The BigDataGrapes platform aims at providing Predictive Data Analytics tools that go beyond the state-of-the-art for what regards their application to large and complex grapevine-related data assets. Having this ambitious goal in mind, the predictive analytics component described in this document has been designed by relying on the core technologies and frameworks for efficient processing of large datasets, e.g., Apache Spark, employed on the lower levels of the BDG platform. Machine learning largely benefits from the distributed execution paradigm that serves as the basis for addressing efficiently the analytics and scalability challenges of grapevines-powered industries. The software components enabling BDG predictive data analytics have been designed and deployed using Docker containers. They thus include everything needed to run the supported predictive data analytics tools on any system that can run a Docker engine.

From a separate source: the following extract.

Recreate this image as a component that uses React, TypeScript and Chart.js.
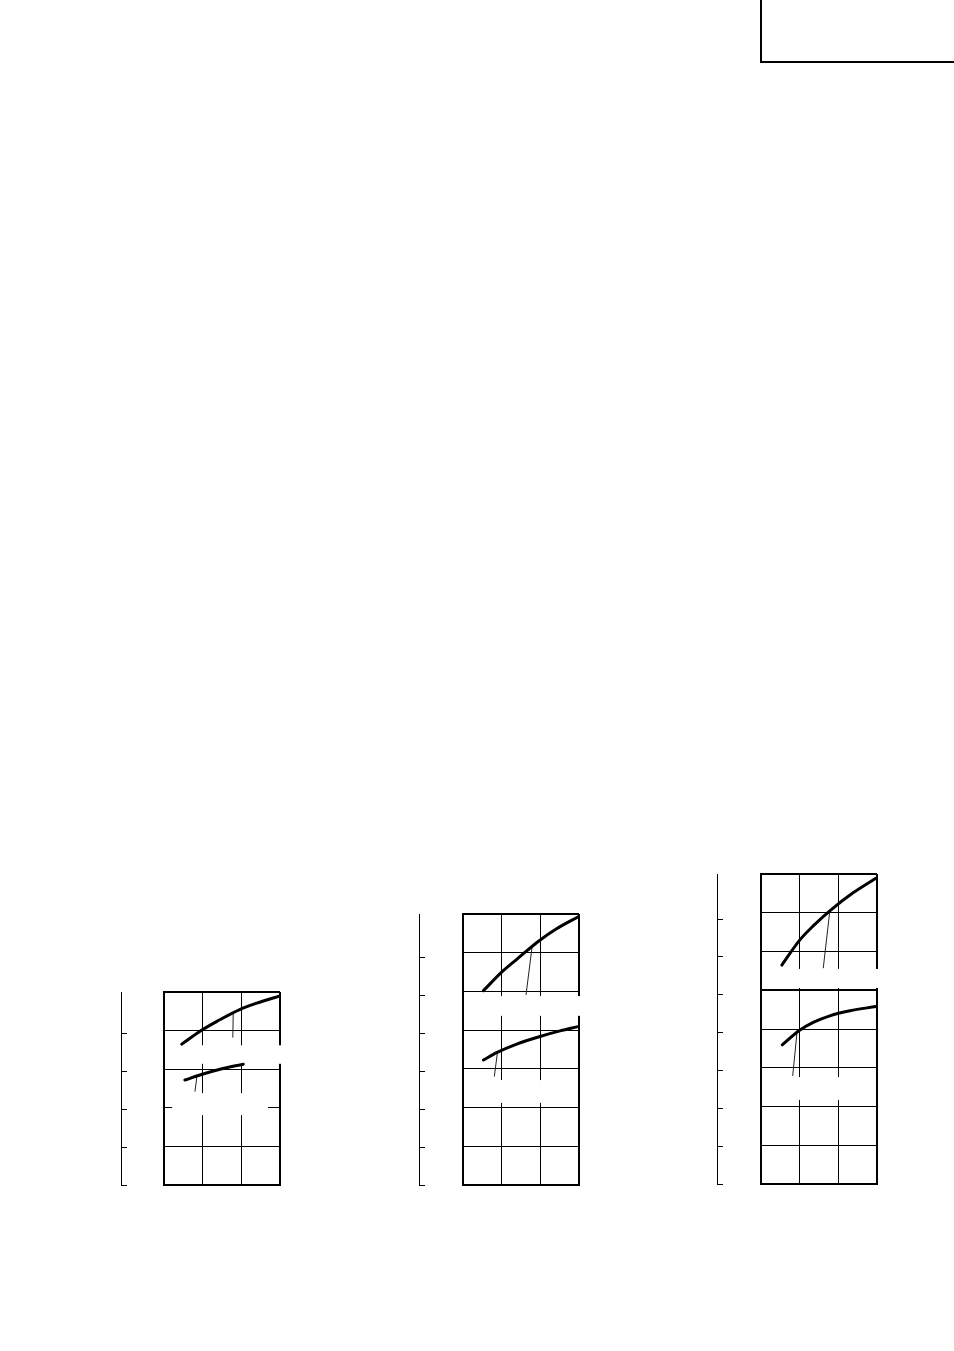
import React, { useEffect, useRef } from "react";
import { Chart, registerables } from "chart.js";

Chart.register(...registerables);

// ---------- data (grid units: x = columns, y = rows from bottom) ----------
const chart1Rows = 5;
const chart1RulerMax = 5.08;
const chart1UpperX = [0.46, 0.99, 1.37, 1.97, 2.4, 3.0];
const chart1UpperY = [3.65, 4.02, 4.24, 4.55, 4.71, 4.9];
const chart1LowerX = [0.54, 0.99, 1.45, 2.05];
const chart1LowerY = [2.72, 2.87, 3.0, 3.13];
const chart1UpperLeaderX = [1.79, 1.78];
const chart1UpperLeaderY = [4.45, 3.82];
const chart1LowerLeaderX = [0.85, 0.8];
const chart1LowerLeaderY = [2.8, 2.42];
// blank label areas [x0, x1, y0, y1]
const chart1Masks = [
  [0.21, 3.08, 3.14, 3.62],
  [0.21, 2.69, 1.81, 2.38],
];
const chart1Thick = [5];

const chart2Rows = 7;
const chart2RulerMax = 7.16;
const chart2UpperX = [0.53, 0.98, 1.39, 1.97, 2.42, 2.98];
const chart2UpperY = [5.02, 5.48, 5.83, 6.31, 6.62, 6.93];
const chart2LowerX = [0.53, 0.87, 1.39, 1.97, 2.51, 2.98];
const chart2LowerY = [3.23, 3.42, 3.64, 3.83, 3.98, 4.09];
const chart2UpperLeaderX = [1.79, 1.63];
const chart2UpperLeaderY = [6.18, 4.91];
const chart2LowerLeaderX = [0.89, 0.81];
const chart2LowerLeaderY = [3.42, 2.8];
const chart2Masks = [
  [0.18, 3.08, 4.37, 4.88],
  [0.18, 2.87, 2.12, 2.71],
];
const chart2Thick = [7];

const chart3Rows = 8;
const chart3RulerMax = 8.19;
const chart3UpperX = [0.54, 0.99, 1.35, 1.78, 2.39, 2.97];
const chart3UpperY = [5.65, 6.28, 6.66, 7.05, 7.52, 7.89];
const chart3LowerX = [0.55, 0.99, 1.35, 1.78, 2.3, 2.97];
const chart3LowerY = [3.59, 3.96, 4.17, 4.34, 4.47, 4.58];
const chart3UpperLeaderX = [1.78, 1.61];
const chart3UpperLeaderY = [7.05, 5.57];
const chart3LowerLeaderX = [0.93, 0.82];
const chart3LowerLeaderY = [3.9, 2.79];
const chart3Masks = [
  [0.23, 3.08, 5.06, 5.55],
  [0.23, 2.87, 2.17, 2.76],
];
const chart3Thick = [8, 5];

const columns = 3;

// ---------- helpers ----------
const pts = (xs: number[], ys: number[]) => xs.map((x, i) => ({ x, y: ys[i] }));

const maskPlugin = {
  id: "labelMask",
  beforeDatasetsDraw(chart: any, _args: any, opts: any) {
    const { ctx, scales } = chart;
    const sx = scales.x;
    const sy = scales.y;
    ctx.save();
    ctx.fillStyle = "#ffffff";
    for (const m of opts.masks || []) {
      const x0 = sx.getPixelForValue(m[0]);
      const x1 = sx.getPixelForValue(m[1]);
      const y0 = sy.getPixelForValue(m[3]);
      const y1 = sy.getPixelForValue(m[2]);
      ctx.fillRect(x0, y0, x1 - x0, y1 - y0);
    }
    ctx.restore();
  },
};

type Cfg = {
  key: string;
  left: number;
  top: number;
  width: number;
  height: number;
  padTop: number;
  padRight: number;
  padBottom: number;
  rulerWidth: number;
  gapWidth: number;
  rows: number;
  rulerMax: number;
  upperX: number[];
  upperY: number[];
  lowerX: number[];
  lowerY: number[];
  upperLeaderX: number[];
  upperLeaderY: number[];
  lowerLeaderX: number[];
  lowerLeaderY: number[];
  masks: number[][];
  thick: number[];
};

const CHARTS: Cfg[] = [
  {
    key: "c1", left: 100, top: 980, width: 190, height: 215,
    padTop: 12, padRight: 10, padBottom: 10, rulerWidth: 21, gapWidth: 43,
    rows: chart1Rows, rulerMax: chart1RulerMax,
    upperX: chart1UpperX, upperY: chart1UpperY, lowerX: chart1LowerX, lowerY: chart1LowerY,
    upperLeaderX: chart1UpperLeaderX, upperLeaderY: chart1UpperLeaderY,
    lowerLeaderX: chart1LowerLeaderX, lowerLeaderY: chart1LowerLeaderY,
    masks: chart1Masks, thick: chart1Thick,
  },
  {
    key: "c2", left: 398, top: 900, width: 192, height: 295,
    padTop: 14, padRight: 11, padBottom: 10, rulerWidth: 21, gapWidth: 44,
    rows: chart2Rows, rulerMax: chart2RulerMax,
    upperX: chart2UpperX, upperY: chart2UpperY, lowerX: chart2LowerX, lowerY: chart2LowerY,
    upperLeaderX: chart2UpperLeaderX, upperLeaderY: chart2UpperLeaderY,
    lowerLeaderX: chart2LowerLeaderX, lowerLeaderY: chart2LowerLeaderY,
    masks: chart2Masks, thick: chart2Thick,
  },
  {
    key: "c3", left: 696, top: 860, width: 192, height: 334,
    padTop: 14, padRight: 11, padBottom: 10, rulerWidth: 21, gapWidth: 44,
    rows: chart3Rows, rulerMax: chart3RulerMax,
    upperX: chart3UpperX, upperY: chart3UpperY, lowerX: chart3LowerX, lowerY: chart3LowerY,
    upperLeaderX: chart3UpperLeaderX, upperLeaderY: chart3UpperLeaderY,
    lowerLeaderX: chart3LowerLeaderX, lowerLeaderY: chart3LowerLeaderY,
    masks: chart3Masks, thick: chart3Thick,
  },
];

function GridChart({ cfg }: { cfg: Cfg }) {
  const ref = useRef<HTMLCanvasElement | null>(null);
  useEffect(() => {
    if (!ref.current) return;
    const curve = (data: any) => ({
      data,
      borderColor: "#000",
      borderWidth: 3,
      pointRadius: 0,
      fill: false,
      cubicInterpolationMode: "monotone" as const,
      borderCapStyle: "round" as const,
    });
    const leader = (data: any) => ({
      data,
      borderColor: "#222",
      borderWidth: 1,
      pointRadius: 0,
      fill: false,
      tension: 0,
    });
    const chart = new Chart(ref.current, {
      type: "line",
      data: {
        datasets: [
          curve(pts(cfg.upperX, cfg.upperY)),
          curve(pts(cfg.lowerX, cfg.lowerY)),
          leader(pts(cfg.upperLeaderX, cfg.upperLeaderY)),
          leader(pts(cfg.lowerLeaderX, cfg.lowerLeaderY)),
        ],
      },
      options: {
        animation: false,
        responsive: false,
        devicePixelRatio: 1,
        events: [],
        layout: { padding: { left: 0, top: cfg.padTop, right: cfg.padRight, bottom: cfg.padBottom } },
        plugins: {
          legend: { display: false },
          tooltip: { enabled: false },
          labelMask: { masks: cfg.masks },
        } as any,
        scales: {
          x: {
            type: "linear",
            min: 0,
            max: columns,
            ticks: { display: false, stepSize: 1 },
            grid: {
              color: "#000",
              drawTicks: false,
              lineWidth: (c: any) => (c.tick && c.tick.value === columns ? 2 : 1),
            },
            border: { display: true, color: "#000", width: 2 },
          },
          y: {
            type: "linear",
            position: "left",
            weight: 0,
            min: 0,
            max: cfg.rows,
            ticks: { display: false, stepSize: 1 },
            grid: {
              color: "#000",
              drawTicks: false,
              lineWidth: (c: any) => (c.tick && cfg.thick.includes(c.tick.value) ? 2 : 1),
            },
            border: { display: true, color: "#000", width: 2 },
            afterFit: (s: any) => {
              s.width = cfg.gapWidth;
            },
          },
          r: {
            type: "linear",
            position: "left",
            weight: 1,
            min: 0,
            max: cfg.rulerMax,
            ticks: { display: false, stepSize: 1 },
            afterBuildTicks: (s: any) => {
              s.ticks = s.ticks.filter((t: any) => Math.abs(t.value - Math.round(t.value)) < 1e-6);
            },
            grid: {
              color: "#000",
              drawOnChartArea: false,
              drawTicks: true,
              tickLength: -6,
              lineWidth: 1,
            },
            border: { display: true, color: "#000", width: 1 },
            afterFit: (s: any) => {
              s.width = cfg.rulerWidth;
            },
          },
        } as any,
      },
      plugins: [maskPlugin],
    });
    return () => chart.destroy();
  }, [cfg]);
  return (
    <div style={{ position: "absolute", left: cfg.left, top: cfg.top, width: cfg.width, height: cfg.height }}>
      <canvas ref={ref} width={cfg.width} height={cfg.height} style={{ display: "block" }} />
    </div>
  );
}

export default function App() {
  return (
    <div
      style={{
        position: "absolute",
        left: 0,
        top: 0,
        width: 954,
        height: 1351,
        overflow: "hidden",
        background: "#fff",
      }}
    >
      <div
        style={{
          position: "absolute",
          left: 760,
          top: 0,
          width: 192,
          height: 61,
          borderLeft: "2px solid #000",
          borderBottom: "2px solid #000",
        }}
      />
      {CHARTS.map((c) => (
        <GridChart key={c.key} cfg={c} />
      ))}
    </div>
  );
}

The document first introduces the main technologies currently used in the first version of the BDG component for performing efficient and scalable analytics over extremely large dataset. The dockerized component provided in this deliverable relies on the BDG software stack discussed in Deliverable 2.3 "BigDataGrapes Software Stack Design" and exploits the distributed execution environment provided by the Persistence and Processing Layers of the BDG architecture contributed in Deliverable 4.1 "Methods and Tools for Scalable Distributed Processing".

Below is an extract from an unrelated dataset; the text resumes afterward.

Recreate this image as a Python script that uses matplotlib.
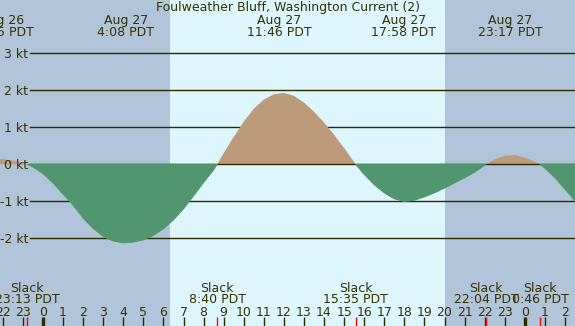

The BDG platform allows the user to learn and apply predictive data analytics over extremely large dataset. We show these functionalities by discussing four demonstrators implemented as Jupyter Notebooks. The first three demonstrators deal with different kinds of machine learning tasks: regression, binary classification and multi-label classification. We present the three applications on three different datasets. The first one is synthetically generated while the other two are the KDD CUP 1999 dataset and the Red Wine Quality, both public. We first present how to train several kinds of models addressing the three tasks, i.e., linear regressors, random forest regressors, logistic regression classifiers by interacting with the BDG distributed infrastructure. We then present how to assess the performance of a learned model in terms of a well-known quality metric, i.e., Accuracy. Moreover, we present some basic visualization of the data to provide the user with a useful visual feedback.
The fourth demonstrator is much more complex and structured. It has been added to this document as an update done at M15. The demonstrator focuses on the application of machine learning methods on wine data collected from online social networks of wine passionate users. The dataset analysed contains: 489,417 wine reviews by 195,678 users, written in 86 languages, related to 306,856 different wines, from 57 wine countries and 2,120 wine regions. The predictive analysis conducted on this dataset allows us to show the potential of the machine learning layer of the BDG infrastructure providing efficient and effective methods for assessing the potential market penetration of a given wine on a new country. We estimate this penetration capability by learning a model from user-generated content about wines in the target country.
To get the code demonstrating the Predictive Data Analytics functionality of BDG, clone this GitHub repository
$ git clone https://github.com/BigDataGrapes-EU/deliverable-D4.3.git
The repository contains three Jupyter Notebooks and a Bash shell script that should be used to initialize the Big Data Grapes Platform. The script should be executed by running the Bash command below:
$ ./run-components.sh
The Bash script above downloads the Docker images and builds the environment according to the predefined configuration settings. The Bash script also starts the Docker containers of the BigDataGrapes software stack components. Execute the command bellow to check if the BigDataGrape docker containers have started prolerly.
$ docker ps
At this point, you should have the docker containers running. To execute the demonstrators, run the following Bash command:
$ ./run-jupyter_notebooks.sh
The Bash script above starts the Jupyter notebooks for predictive data analytics using the BigDataGrapes platform. To run the demonstrators, the user should point her browser to the following Jupyter Notebook URL: http://SERVER_URL:9999
The password used to protect the Jupyter Notebook instance is “bigdatagrapes”.
After a successful login the user can open the files below:
- D4.3-PredictiveDataAnalyticsWithMLLib-Regression-Py2.ipynb
- D4.3-PredictiveDataAnalyticsWithMLLib-Classification-Py2-KDDCUP1999.ipynb
- D4.3-PredictiveDataAnalyticsWithMLLib-MultiLabelClassification-Py2-WineDataset.ipynb
- D4.3-WineDataAnalysis-FlavorsTastes-PredictionUserRating.ipynb (for this Jupyter notebook we also made available an HTML version embedding all plots together.)
The execution of the code can be done by running each cell from the beginning to the end of each notebook and wait for the result.
- Apache HDFS Namenode: http://SERVER_URL:50070
- Apache HDFS Datanode: http://SERVER_URL:50075
- Spark-master: http://SERVER_URL:8080
- Spark-notebook: http://SERVER_URL:9001
- Hue (HDFS File Browser): http://SERVER_URL:8088/home